§ Given information
★ ★ ★ ★

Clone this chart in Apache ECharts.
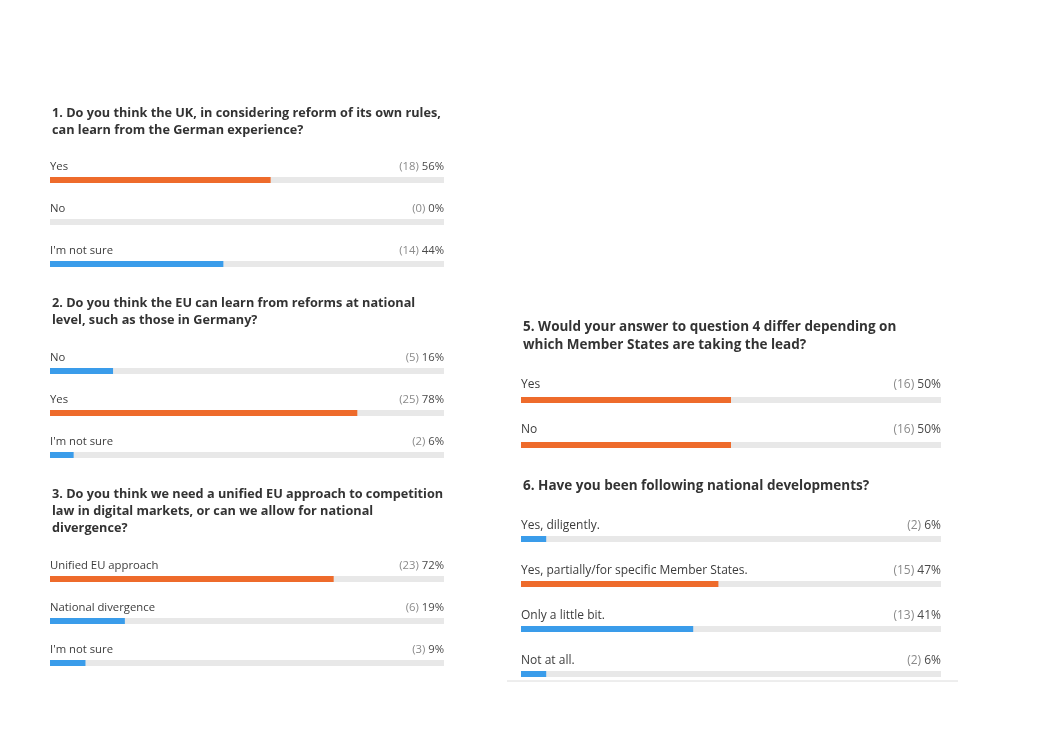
<!DOCTYPE html>
<html>
<head>
<meta charset="utf-8">
<title>Survey results</title>
<script src="https://cdn.jsdelivr.net/npm/echarts@6/dist/echarts.min.js"></script>
<style>
  html,body{margin:0;padding:0;background:#fff;}
  #main{width:1041px;height:736px;}
</style>
</head>
<body>
<div id="main"></div>
<script>
'use strict';
// survey answers, one set of arrays per question
var q1Title = '1. Do you think the UK, in considering reform of its own rules,\ncan learn from the German experience?';
var q1Labels = ['Yes', 'No', "I'm not sure"];
var q1Counts = [18, 0, 14];
var q1Pcts = [56, 0, 44];

var q2Title = '2. Do you think the EU can learn from reforms at national\nlevel, such as those in Germany?';
var q2Labels = ['No', 'Yes', "I'm not sure"];
var q2Counts = [5, 25, 2];
var q2Pcts = [16, 78, 6];

var q3Title = '3. Do you think we need a unified EU approach to competition\nlaw in digital markets, or can we allow for national\ndivergence?';
var q3Labels = ['Unified EU approach', 'National divergence', "I'm not sure"];
var q3Counts = [23, 6, 3];
var q3Pcts = [72, 19, 9];

var q5Title = '5. Would your answer to question 4 differ depending on\nwhich Member States are taking the lead?';
var q5Labels = ['Yes', 'No'];
var q5Counts = [16, 16];
var q5Pcts = [50, 50];

var q6Title = '6. Have you been following national developments?';
var q6Labels = ['Yes, diligently.', 'Yes, partially/for specific Member States.', 'Only a little bit.', 'Not at all.'];
var q6Counts = [2, 15, 13, 2];
var q6Pcts = [6, 47, 41, 6];

var ORANGE = '#EE6B2B';
var BLUE = '#3A9CEA';
var TRACK = '#E8E8E8';
var FONT = 'Open Sans';

var option = {
  backgroundColor: '#fff',
  animation: false,
  title: [],
  grid: [],
  xAxis: [],
  yAxis: [],
  series: [],
  graphic: []
};

//一个问题一个面板
function addPanel(title, labels, counts, pcts, pos){
  var gi = option.grid.length;
  var max = Math.max.apply(null, pcts);
  var lift = pos.gap * 2 - 3;
  var fs = pos.fs;
  option.title.push({
    text: title,
    left: pos.left + 2,
    top: pos.titleTop,
    padding: 0,
    textStyle: {fontFamily: FONT, fontSize: pos.tfs, fontWeight: 'bold', color: '#333', lineHeight: pos.lh}
  });
  option.grid.push({left: pos.left, top: pos.top, width: pos.width, height: pos.height, containLabel: false});
  option.xAxis.push({
    type: 'value', gridIndex: gi, min: 0, max: 100, show: false
  });
  var yAxisBase = {
    type: 'category', gridIndex: gi, inverse: true,
    axisLine: {show: false}, axisTick: {show: false}, splitLine: {show: false}
  };
  // left: answer text above the bar
  option.yAxis.push(Object.assign({}, yAxisBase, {
    position: 'left',
    data: labels,
    axisLabel: {
      inside: true, margin: 0, align: 'left', verticalAlign: 'middle',
      padding: [0, 0, lift, 0],
      formatter: function(v){ return '{n|' + v + '}'; },
      rich: {n: {fontFamily: FONT, fontSize: fs, color: '#3c3c3c'}}
    }
  }));
  // right: (count) percent
  option.yAxis.push(Object.assign({}, yAxisBase, {
    position: 'right',
    data: labels.map(function(l, i){ return '{c|(' + counts[i] + ')} {p|' + pcts[i] + '%}'; }),
    axisLabel: {
      inside: true, margin: 0, align: 'right', verticalAlign: 'middle',
      padding: [0, 0, lift, 0],
      fontFamily: FONT, fontSize: fs,
      rich: {
        c: {fontFamily: FONT, fontSize: fs, color: '#8a8a8a'},
        p: {fontFamily: FONT, fontSize: fs, color: '#4a4a4a'}
      }
    }
  }));
  option.series.push({
    type: 'bar',
    xAxisIndex: gi,
    yAxisIndex: option.yAxis.length - 2,
    barWidth: 6,
    showBackground: true,
    backgroundStyle: {color: TRACK},
    data: pcts.map(function(v){
      return {value: v, itemStyle: {color: v === max ? ORANGE : BLUE}};
    })
  });
}

addPanel(q1Title, q1Labels, q1Counts, q1Pcts, {left: 50, width: 394, top: 159, height: 126, titleTop: 104.5, lh: 17, gap: 15, fs: 11.3, tfs: 12.7});
addPanel(q2Title, q2Labels, q2Counts, q2Pcts, {left: 50, width: 394, top: 350, height: 126, titleTop: 294.5, lh: 17, gap: 15, fs: 11.3, tfs: 12.7});
addPanel(q3Title, q3Labels, q3Counts, q3Pcts, {left: 50, width: 394, top: 558, height: 126, titleTop: 485.5, lh: 17, gap: 15, fs: 11.3, tfs: 12.7});
addPanel(q5Title, q5Labels, q5Counts, q5Pcts, {left: 521, width: 420, top: 377.5, height: 90, titleTop: 318, lh: 18, gap: 16.5, fs: 12, tfs: 13.5});
addPanel(q6Title, q6Labels, q6Counts, q6Pcts, {left: 521, width: 420, top: 516.5, height: 180, titleTop: 477, lh: 18, gap: 15, fs: 12, tfs: 13.5});

// thin rule under question 6
option.graphic.push({
  type: 'line',
  shape: {x1: 507, y1: 681, x2: 958, y2: 681},
  style: {stroke: '#dcdcdc', lineWidth: 1}
});

var myChart = echarts.init(document.getElementById('main'), null, {renderer: 'canvas'});
myChart.setOption(option);
</script>
</body>
</html>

★ ★ ★ ★

§ Goal
Restate each line from the start of the listing through the line bearing "var q2Pcts = [16, 78, 6];" word for word. Drop the pictures.

§ Written solution
Clone this chart in Apache ECharts.
<!DOCTYPE html>
<html>
<head>
<meta charset="utf-8">
<title>Survey results</title>
<script src="https://cdn.jsdelivr.net/npm/echarts@6/dist/echarts.min.js"></script>
<style>
  html,body{margin:0;padding:0;background:#fff;}
  #main{width:1041px;height:736px;}
</style>
</head>
<body>
<div id="main"></div>
<script>
'use strict';
// survey answers, one set of arrays per question
var q1Title = '1. Do you think the UK, in considering reform of its own rules,\ncan learn from the German experience?';
var q1Labels = ['Yes', 'No', "I'm not sure"];
var q1Counts = [18, 0, 14];
var q1Pcts = [56, 0, 44];

var q2Title = '2. Do you think the EU can learn from reforms at national\nlevel, such as those in Germany?';
var q2Labels = ['No', 'Yes', "I'm not sure"];
var q2Counts = [5, 25, 2];
var q2Pcts = [16, 78, 6];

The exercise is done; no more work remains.